— begin —
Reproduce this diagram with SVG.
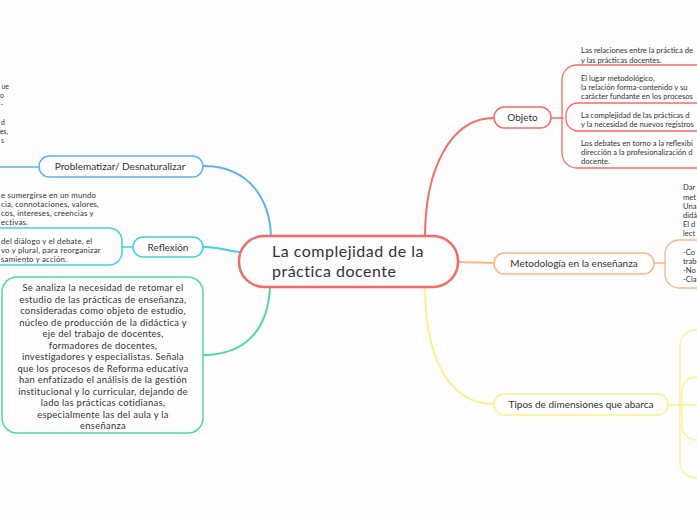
<svg xmlns="http://www.w3.org/2000/svg" width="697" height="520" viewBox="0 0 697 520">
<style>
text{font-family:Lato,"Noto Sans",sans-serif;fill:#333;}
.t{font-size:10px;text-anchor:middle;}
.s{font-size:7.6px;}
.f{font-size:7px;text-anchor:end;}
.l{font-size:7.8px;letter-spacing:0.2px;}
.m{font-size:9.4px;text-anchor:middle;letter-spacing:0.3px;}
.c{fill:none;stroke-width:2;stroke-linecap:round;}
.n{fill:#fdfdfd;stroke-width:1.5;}
.red{stroke:#f46b67;}
.ora{stroke:#ffb482;}
.yel{stroke:#fff08c;}
.blu{stroke:#5eb2f0;}
.tea{stroke:#3fd3dc;}
.gre{stroke:#4dd9a3;}
.b{fill:none;stroke-width:1.3;}
</style>
<rect width="697" height="520" fill="#fdfdfd"/>
<g id="connectors">
<path class="c red" d="M425,237 C425,170 450,118 494,118"/>
<path class="c ora" d="M458,262 C475,262 480,263 494,263"/>
<path class="c yel" d="M425,286 C425,360 450,404 494,404"/>
<path class="c blu" d="M203,166 C250,166 270,200 271,237"/>
<path class="c tea" d="M203,247 C222,247 230,252 241,252"/>
<path class="c gre" d="M203,355 C245,355 268,330 270,287"/>
<path class="c red" style="stroke-width:1.5" d="M551,118 L563,118"/>
<path class="c ora" style="stroke-width:1.5" d="M654,263 L665,263"/>
<path class="c yel" style="stroke-width:1.5" d="M668,405 L697,405"/>
<path class="c blu" style="stroke-width:1.5" d="M0,167 L39,167"/>
<path class="c tea" style="stroke-width:1.5" d="M122,247 L133,247"/>
</g>
<g id="central">
<rect x="239" y="236" width="219" height="51" rx="25" fill="#fdfdfd" stroke="#f46b67" stroke-width="2.5"/>
<text x="272" y="257" style="font-size:16px;letter-spacing:0.5px">La complejidad de la</text>
<text x="272" y="277" style="font-size:16px;letter-spacing:0.5px">práctica docente</text>
</g>
<g id="objeto">
<rect class="n red" x="494" y="107" width="57" height="21" rx="10.5"/>
<text class="t" x="522.5" y="121">Objeto</text>
</g>
<g id="objeto-hijos">
<rect class="b red" x="562" y="65" width="200" height="103" rx="15"/>
<rect class="b red" x="566" y="103" width="200" height="28" rx="12"/>
<text class="s" x="581" y="53">Las relaciones entre la práctica de</text>
<text class="s" x="581" y="62.5">y las prácticas docentes.</text>
<text class="s" x="581" y="80.5">El lugar metodológico,</text>
<text class="s" x="581" y="90">la relación forma-contenido y su</text>
<text class="s" x="581" y="99">carácter fundante en los procesos</text>
<text class="s" x="581" y="118">La complejidad de las prácticas d</text>
<text class="s" x="581" y="127">y la necesidad de nuevos registros</text>
<text class="s" x="581" y="146">Los debates en torno a la reflexibi</text>
<text class="s" x="581" y="155">dirección a la profesionalización d</text>
<text class="s" x="581" y="164">docente.</text>
</g>
<g id="metodologia">
<rect class="n ora" x="494" y="253" width="160" height="21" rx="10.5"/>
<text class="t" x="574" y="267">Metodología en la enseñanza</text>
</g>
<g id="metodologia-hijos">
<rect class="b ora" x="665" y="240" width="100" height="48" rx="14"/>
<text class="s" x="683" y="190">Dar</text>
<text class="s" x="683" y="199.5">met</text>
<text class="s" x="683" y="208.5">Una</text>
<text class="s" x="683" y="217.5">didá</text>
<text class="s" x="683" y="226.5">El d</text>
<text class="s" x="683" y="235.5">lect</text>
<text class="s" x="683" y="254.5">-Co</text>
<text class="s" x="683" y="263.5">trab</text>
<text class="s" x="683" y="272.5">-No</text>
<text class="s" x="683" y="281.5">-Cla</text>
</g>
<g id="tipos">
<rect class="n yel" x="494" y="394" width="174" height="21" rx="10.5"/>
<text class="t" x="581" y="408">Tipos de dimensiones que abarca</text>
</g>
<g id="tipos-hijos">
<rect class="b yel" x="680" y="330" width="100" height="148" rx="16"/>
<rect class="b yel" x="682" y="377" width="100" height="63" rx="14"/>
</g>
<g id="problematizar">
<rect class="n blu" x="39" y="156" width="164" height="21" rx="10.5"/>
<text class="t" x="120" y="170">Problematizar/ Desnaturalizar</text>
</g>
<g id="problematizar-hijos">
<text class="f" x="9" y="89">ue</text>
<text class="f" x="4" y="98">o</text>
<text class="f" x="3" y="107">-</text>
<text class="f" x="5" y="125">d</text>
<text class="f" x="8" y="134">es,</text>
<text class="f" x="4" y="143">s</text>
</g>
<g id="reflexion">
<rect class="n tea" x="133" y="237" width="70" height="20" rx="10"/>
<text class="t" x="168" y="250.5">Reflexión</text>
</g>
<g id="reflexion-hijos">
<text class="l" x="1" y="197.5">e sumergirse en un mundo</text>
<text class="l" x="1" y="206.5">cia, connotaciones, valores,</text>
<text class="l" x="1" y="215.5">cos, intereses, creencias y</text>
<text class="l" x="1" y="224.5">ectivas.</text>
<rect class="b tea" x="-100" y="228" width="222" height="37" rx="13" style="stroke-width:1.5"/>
<text class="l" x="1" y="243.5">del diálogo y el debate, el</text>
<text class="l" x="1" y="252.5">vo y plural, para reorganizar</text>
<text class="l" x="1" y="261.5">samiento y acción.</text>
</g>
<g id="analisis">
<rect class="n gre" x="2" y="277" width="201" height="156" rx="15"/>
<text class="m" x="103" y="291">Se analiza la necesidad de retomar el</text>
<text class="m" x="103" y="302.5">estudio de las prácticas de enseñanza,</text>
<text class="m" x="103" y="314">consideradas como objeto de estudio,</text>
<text class="m" x="103" y="325.5">núcleo de producción de la didáctica y</text>
<text class="m" x="103" y="337">eje del trabajo de docentes,</text>
<text class="m" x="103" y="348.5">formadores de docentes,</text>
<text class="m" x="103" y="360">investigadores y especialistas. Señala</text>
<text class="m" x="103" y="371.5">que los procesos de Reforma educativa</text>
<text class="m" x="103" y="383">han enfatizado el análisis de la gestión</text>
<text class="m" x="103" y="394.5">institucional y lo curricular, dejando de</text>
<text class="m" x="103" y="406">lado las prácticas cotidianas,</text>
<text class="m" x="103" y="417.5">especialmente las del aula y la</text>
<text class="m" x="103" y="429">enseñanza</text>
</g>
</svg>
— end —
Exercise. Give the data again exactly as written, with all pictures left out.

The reply.
Reproduce this diagram with SVG.
<svg xmlns="http://www.w3.org/2000/svg" width="697" height="520" viewBox="0 0 697 520">
<style>
text{font-family:Lato,"Noto Sans",sans-serif;fill:#333;}
.t{font-size:10px;text-anchor:middle;}
.s{font-size:7.6px;}
.f{font-size:7px;text-anchor:end;}
.l{font-size:7.8px;letter-spacing:0.2px;}
.m{font-size:9.4px;text-anchor:middle;letter-spacing:0.3px;}
.c{fill:none;stroke-width:2;stroke-linecap:round;}
.n{fill:#fdfdfd;stroke-width:1.5;}
.red{stroke:#f46b67;}
.ora{stroke:#ffb482;}
.yel{stroke:#fff08c;}
.blu{stroke:#5eb2f0;}
.tea{stroke:#3fd3dc;}
.gre{stroke:#4dd9a3;}
.b{fill:none;stroke-width:1.3;}
</style>
<rect width="697" height="520" fill="#fdfdfd"/>
<g id="connectors">
<path class="c red" d="M425,237 C425,170 450,118 494,118"/>
<path class="c ora" d="M458,262 C475,262 480,263 494,263"/>
<path class="c yel" d="M425,286 C425,360 450,404 494,404"/>
<path class="c blu" d="M203,166 C250,166 270,200 271,237"/>
<path class="c tea" d="M203,247 C222,247 230,252 241,252"/>
<path class="c gre" d="M203,355 C245,355 268,330 270,287"/>
<path class="c red" style="stroke-width:1.5" d="M551,118 L563,118"/>
<path class="c ora" style="stroke-width:1.5" d="M654,263 L665,263"/>
<path class="c yel" style="stroke-width:1.5" d="M668,405 L697,405"/>
<path class="c blu" style="stroke-width:1.5" d="M0,167 L39,167"/>
<path class="c tea" style="stroke-width:1.5" d="M122,247 L133,247"/>
</g>
<g id="central">
<rect x="239" y="236" width="219" height="51" rx="25" fill="#fdfdfd" stroke="#f46b67" stroke-width="2.5"/>
<text x="272" y="257" style="font-size:16px;letter-spacing:0.5px">La complejidad de la</text>
<text x="272" y="277" style="font-size:16px;letter-spacing:0.5px">práctica docente</text>
</g>
<g id="objeto">
<rect class="n red" x="494" y="107" width="57" height="21" rx="10.5"/>
<text class="t" x="522.5" y="121">Objeto</text>
</g>
<g id="objeto-hijos">
<rect class="b red" x="562" y="65" width="200" height="103" rx="15"/>
<rect class="b red" x="566" y="103" width="200" height="28" rx="12"/>
<text class="s" x="581" y="53">Las relaciones entre la práctica de</text>
<text class="s" x="581" y="62.5">y las prácticas docentes.</text>
<text class="s" x="581" y="80.5">El lugar metodológico,</text>
<text class="s" x="581" y="90">la relación forma-contenido y su</text>
<text class="s" x="581" y="99">carácter fundante en los procesos</text>
<text class="s" x="581" y="118">La complejidad de las prácticas d</text>
<text class="s" x="581" y="127">y la necesidad de nuevos registros</text>
<text class="s" x="581" y="146">Los debates en torno a la reflexibi</text>
<text class="s" x="581" y="155">dirección a la profesionalización d</text>
<text class="s" x="581" y="164">docente.</text>
</g>
<g id="metodologia">
<rect class="n ora" x="494" y="253" width="160" height="21" rx="10.5"/>
<text class="t" x="574" y="267">Metodología en la enseñanza</text>
</g>
<g id="metodologia-hijos">
<rect class="b ora" x="665" y="240" width="100" height="48" rx="14"/>
<text class="s" x="683" y="190">Dar</text>
<text class="s" x="683" y="199.5">met</text>
<text class="s" x="683" y="208.5">Una</text>
<text class="s" x="683" y="217.5">didá</text>
<text class="s" x="683" y="226.5">El d</text>
<text class="s" x="683" y="235.5">lect</text>
<text class="s" x="683" y="254.5">-Co</text>
<text class="s" x="683" y="263.5">trab</text>
<text class="s" x="683" y="272.5">-No</text>
<text class="s" x="683" y="281.5">-Cla</text>
</g>
<g id="tipos">
<rect class="n yel" x="494" y="394" width="174" height="21" rx="10.5"/>
<text class="t" x="581" y="408">Tipos de dimensiones que abarca</text>
</g>
<g id="tipos-hijos">
<rect class="b yel" x="680" y="330" width="100" height="148" rx="16"/>
<rect class="b yel" x="682" y="377" width="100" height="63" rx="14"/>
</g>
<g id="problematizar">
<rect class="n blu" x="39" y="156" width="164" height="21" rx="10.5"/>
<text class="t" x="120" y="170">Problematizar/ Desnaturalizar</text>
</g>
<g id="problematizar-hijos">
<text class="f" x="9" y="89">ue</text>
<text class="f" x="4" y="98">o</text>
<text class="f" x="3" y="107">-</text>
<text class="f" x="5" y="125">d</text>
<text class="f" x="8" y="134">es,</text>
<text class="f" x="4" y="143">s</text>
</g>
<g id="reflexion">
<rect class="n tea" x="133" y="237" width="70" height="20" rx="10"/>
<text class="t" x="168" y="250.5">Reflexión</text>
</g>
<g id="reflexion-hijos">
<text class="l" x="1" y="197.5">e sumergirse en un mundo</text>
<text class="l" x="1" y="206.5">cia, connotaciones, valores,</text>
<text class="l" x="1" y="215.5">cos, intereses, creencias y</text>
<text class="l" x="1" y="224.5">ectivas.</text>
<rect class="b tea" x="-100" y="228" width="222" height="37" rx="13" style="stroke-width:1.5"/>
<text class="l" x="1" y="243.5">del diálogo y el debate, el</text>
<text class="l" x="1" y="252.5">vo y plural, para reorganizar</text>
<text class="l" x="1" y="261.5">samiento y acción.</text>
</g>
<g id="analisis">
<rect class="n gre" x="2" y="277" width="201" height="156" rx="15"/>
<text class="m" x="103" y="291">Se analiza la necesidad de retomar el</text>
<text class="m" x="103" y="302.5">estudio de las prácticas de enseñanza,</text>
<text class="m" x="103" y="314">consideradas como objeto de estudio,</text>
<text class="m" x="103" y="325.5">núcleo de producción de la didáctica y</text>
<text class="m" x="103" y="337">eje del trabajo de docentes,</text>
<text class="m" x="103" y="348.5">formadores de docentes,</text>
<text class="m" x="103" y="360">investigadores y especialistas. Señala</text>
<text class="m" x="103" y="371.5">que los procesos de Reforma educativa</text>
<text class="m" x="103" y="383">han enfatizado el análisis de la gestión</text>
<text class="m" x="103" y="394.5">institucional y lo curricular, dejando de</text>
<text class="m" x="103" y="406">lado las prácticas cotidianas,</text>
<text class="m" x="103" y="417.5">especialmente las del aula y la</text>
<text class="m" x="103" y="429">enseñanza</text>
</g>
</svg>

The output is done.